Edward Williams (1762 – 3 January 1833) was an English antiquarian.

==Biography==
Williams was the son of Edward Williams of Eaton Mascott, Shropshire, by his wife Barbara Letitia, daughter of John Mytton of Halston. He was born at Eaton Mascott, and baptised at Leighton on 8 September 1762. He was educated at Repton School, matriculated from Pembroke College, Oxford, on 28 October 1779, and graduated B.A. in 1783 (M.A. 1787). He subsequently obtained a fellowship at All Souls' College, which he held until 1818. Entering holy orders, he was appointed by his kinsman, John Corbet of Sundorne, in 1786 to the perpetual curacies of Battlefield and Uffington in Shropshire; and on 13 June 1817 All Souls' College presented him to the rectory of Chelsfield in Kent, all of which livings he held until his death.

At an early age Williams became interested in the study of antiquities and topography; and, though he did not print any works, he left behind him a great many manuscripts on the history and antiquities of Shropshire, and executed beautiful drawings of all the parish churches, the principal gentlemen's seats, and the monuments in the county. He was also a good classical scholar and botanist.

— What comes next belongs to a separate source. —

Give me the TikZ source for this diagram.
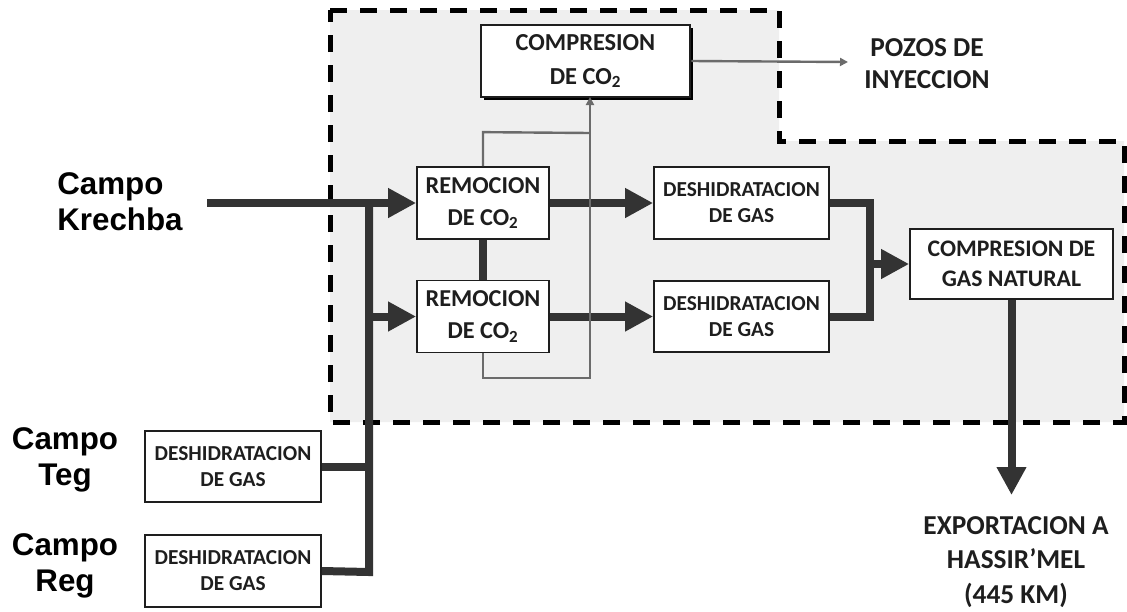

Williams gave considerable assistance to John Brickdale Blakeway in his ‘Sheriffs of Shropshire’ and ‘History of Shrewsbury,’ and to Archdeacon Joseph Plymley in his ‘Agricultural Survey of Shropshire.’ During the latter years of his life Williams discontinued his antiquarian pursuits, and devoted himself entirely to his parochial duties. He died unmarried at his residence, Coton Terrace, Shrewsbury, on 3 January 1833, and was buried on 10 January in the churchyard on the south side of Battlefield church.

Williams left numerous manuscripts relating to his researches in Shropshire, and most of them passed at his death to William Noel-Hill, third lord Berwick. Almost all Williams's manuscripts in Lord Berwick's collection were dispersed by sale in 1843. Two of Williams's manuscripts, now in the British Museum Library (Add. MSS. 21236 and 21237), contain drawings of monuments and inscriptions, from Shropshire churches, 1792–1803, with indexes.

Seven volumes of his manuscripts, which passed from Lord Berwick's possession to that of Sir Thomas Phillipps, were purchased at Sir Thomas Phillipps's sale on 20 May 1897 for the Shrewsbury Free Library; these included a transcript of the cartulary of Haughmond Abbey, with an index of names and places; historical, topographical, and genealogical collections relating to Shropshire (4 volumes folio); and collections (2 volumes folio) for the ‘History of Shropshire.’ Other volumes of Williams's manuscripts were: a transcript of the cartulary of Shrewsbury Abbey, with an index of names and places; transcripts from 154 Shropshire parish registers; a volume of monumental inscriptions, notes of effigies, and extracts from records; and a list of Shropshire plants.